Darrell Leonard is an American, Los Angeles–based, trumpet player, composer and arranger. He recorded and toured with Delaney and Bonnie and Friends from 1970 through 1973.

==Background==
He is a Grammy Award winner for his work with Taj Mahal and the Phantom Blues Band.

His work has been featured on recordings by Taj Mahal, Stevie Ray Vaughan, Buddy Guy, Keb' Mo, B. B. King, The Rolling Stones, Bonnie Raitt, Jimmy Smith, Percy Sledge, Barry Goldberg, Little Feat and Glenn Frey.

His compositions have been featured in the film The Divine Secrets of the Ya Ya Sisterhood and the Eric Simonson play Carter's Way.

==Career==
Leonard played on Freddie King's Larger than Life album that was released on the RSO record label in 1976.
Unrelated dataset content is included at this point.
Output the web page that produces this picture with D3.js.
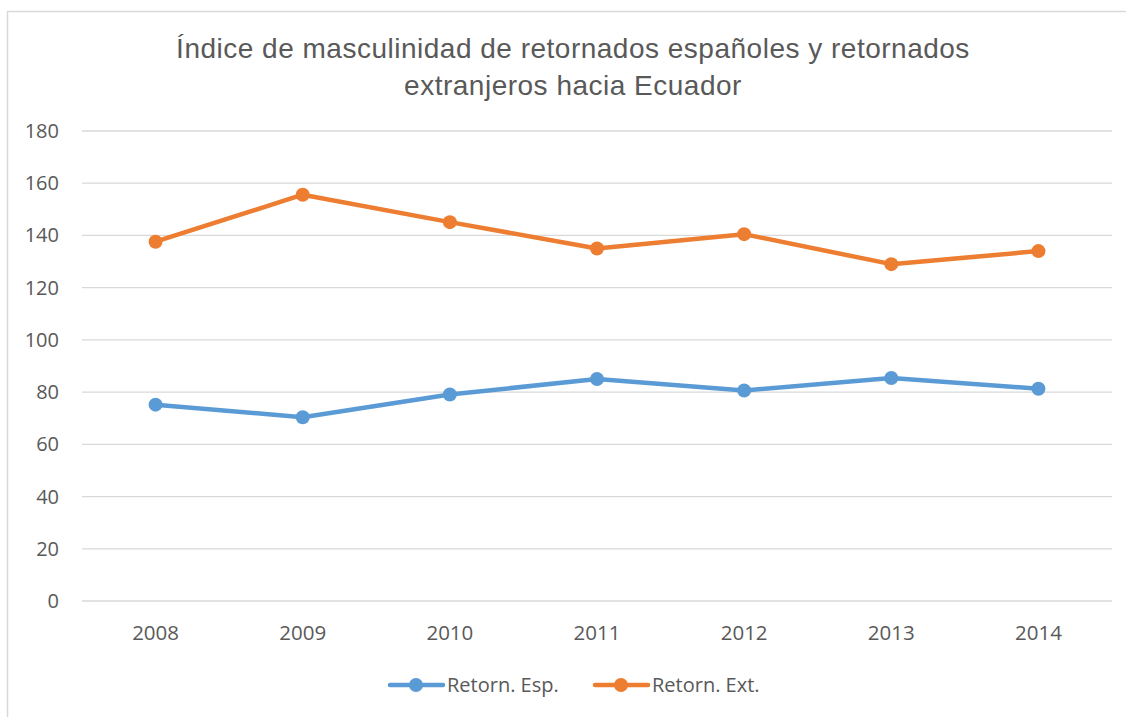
<!DOCTYPE html>
<html>
<head>
<meta charset="utf-8">
<script src="https://cdn.jsdelivr.net/npm/d3@7"></script>
<style>
  body { margin: 0; background: #fff; }
  svg { display: block; font-family: "Open Sans", "Noto Sans", sans-serif; }
</style>
</head>
<body>
<svg width="1126" height="717"></svg>
<script>
const years = ["2008", "2009", "2010", "2011", "2012", "2013", "2014"];
const retornEsp = [75.2, 70.4, 79.1, 85.0, 80.6, 85.4, 81.3];
const retornExt = [137.6, 155.6, 145.1, 135.0, 140.5, 129.0, 134.0];
const yTicks = [0, 20, 40, 60, 80, 100, 120, 140, 160, 180];
const seriesNames = ["Retorn. Esp.", "Retorn. Ext."];
const colors = ["#5b9bd5", "#ed7d31"];

const svg = d3.select("svg"),
      margin = {top: 131, right: 14, bottom: 116, left: 82},
      width = +svg.attr("width") - margin.left - margin.right,
      height = +svg.attr("height") - margin.top - margin.bottom;

// chart frame (cut off at right/bottom like the reference)
svg.append("rect")
  .attr("x", 7.5).attr("y", 11.5)
  .attr("width", 1130).attr("height", 720)
  .attr("fill", "#fff").attr("stroke", "#d9d9d9").attr("stroke-width", 1.5);

const title = svg.append("text")
  .attr("text-anchor", "middle")
  .attr("fill", "#595959")
  .style("font-family", "'Liberation Sans', Arial, sans-serif")
  .style("font-size", "28px")
  .style("letter-spacing", "0.5px");
title.append("tspan").attr("x", 573).attr("y", 58).text("Índice de masculinidad de retornados españoles y retornados");
title.append("tspan").attr("x", 573).attr("y", 95).text("extranjeros hacia Ecuador");

const g = svg.append("g").attr("transform", `translate(${margin.left},${margin.top})`);

const x = d3.scaleBand().domain(years).range([0, width]);
const y = d3.scaleLinear().domain([0, 180]).range([height, 0]);

// gridlines
g.append("g")
  .selectAll("line")
  .data(yTicks)
  .join("line")
  .attr("x1", 0).attr("x2", width)
  .attr("y1", d => y(d)).attr("y2", d => y(d))
  .attr("stroke", "#d9d9d9").attr("stroke-width", 1.3);

// y labels
g.append("g")
  .selectAll("text")
  .data(yTicks)
  .join("text")
  .attr("x", -23).attr("y", d => y(d))
  .attr("dy", "0.35em")
  .attr("text-anchor", "end")
  .attr("fill", "#595959")
  .style("font-size", "20px")
  .text(d => d);

// x labels
g.append("g")
  .selectAll("text")
  .data(years)
  .join("text")
  .attr("x", d => x(d) + x.bandwidth() / 2)
  .attr("y", height + 39)
  .attr("text-anchor", "middle")
  .attr("fill", "#595959")
  .style("font-size", "20.5px")
  .text(d => d);

const series = [retornEsp, retornExt];
const line = d3.line()
  .x((d, i) => x(years[i]) + x.bandwidth() / 2)
  .y(d => y(d));

series.forEach((vals, s) => {
  g.append("path")
    .datum(vals)
    .attr("fill", "none")
    .attr("stroke", colors[s])
    .attr("stroke-width", 4.5)
    .attr("stroke-linejoin", "round")
    .attr("stroke-linecap", "round")
    .attr("d", line);

  g.append("g")
    .selectAll("circle")
    .data(vals)
    .join("circle")
    .attr("cx", (d, i) => x(years[i]) + x.bandwidth() / 2)
    .attr("cy", d => y(d))
    .attr("r", 7)
    .attr("fill", colors[s]);
});

// legend
const legend = svg.append("g").attr("transform", "translate(388,685)");
const legendX = [0, 205];
seriesNames.forEach((name, i) => {
  const lg = legend.append("g").attr("transform", `translate(${legendX[i]},0)`);
  lg.append("line")
    .attr("x1", 2).attr("x2", 55)
    .attr("stroke", colors[i]).attr("stroke-width", 4.5)
    .attr("stroke-linecap", "round");
  lg.append("circle").attr("cx", 28).attr("r", 7).attr("fill", colors[i]);
  lg.append("text")
    .attr("x", 59).attr("dy", "0.35em")
    .attr("fill", "#595959")
    .style("font-size", "20px")
    .text(name);
});
</script>
</body>
</html>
In 1982 Leonard was leading an ensemble which including himself was made up of sixteen musicians. Their performance was at the Trancus was reviewed by Randal A. Case in the 26 May - 9 June issue of Music Connection. The songs they covered was "Next to Last", "Green Onions" and "Don't Deceive Me". Case said that they were a skillful band, but they could further engrave on the audiences' minds with a higher utilization of lyrics.

Along with Joe Sublett, Leonard formed the Texacali Horns. The name was born when they worked on the 1989 Stevie Ray Vaughan album In Step.

They also played on five tracks on John Mayall's Wake Up Call album that was released in 1993.

Leonard and Sublett played on Maria Muldaur's 1998 Southland of the Heart album.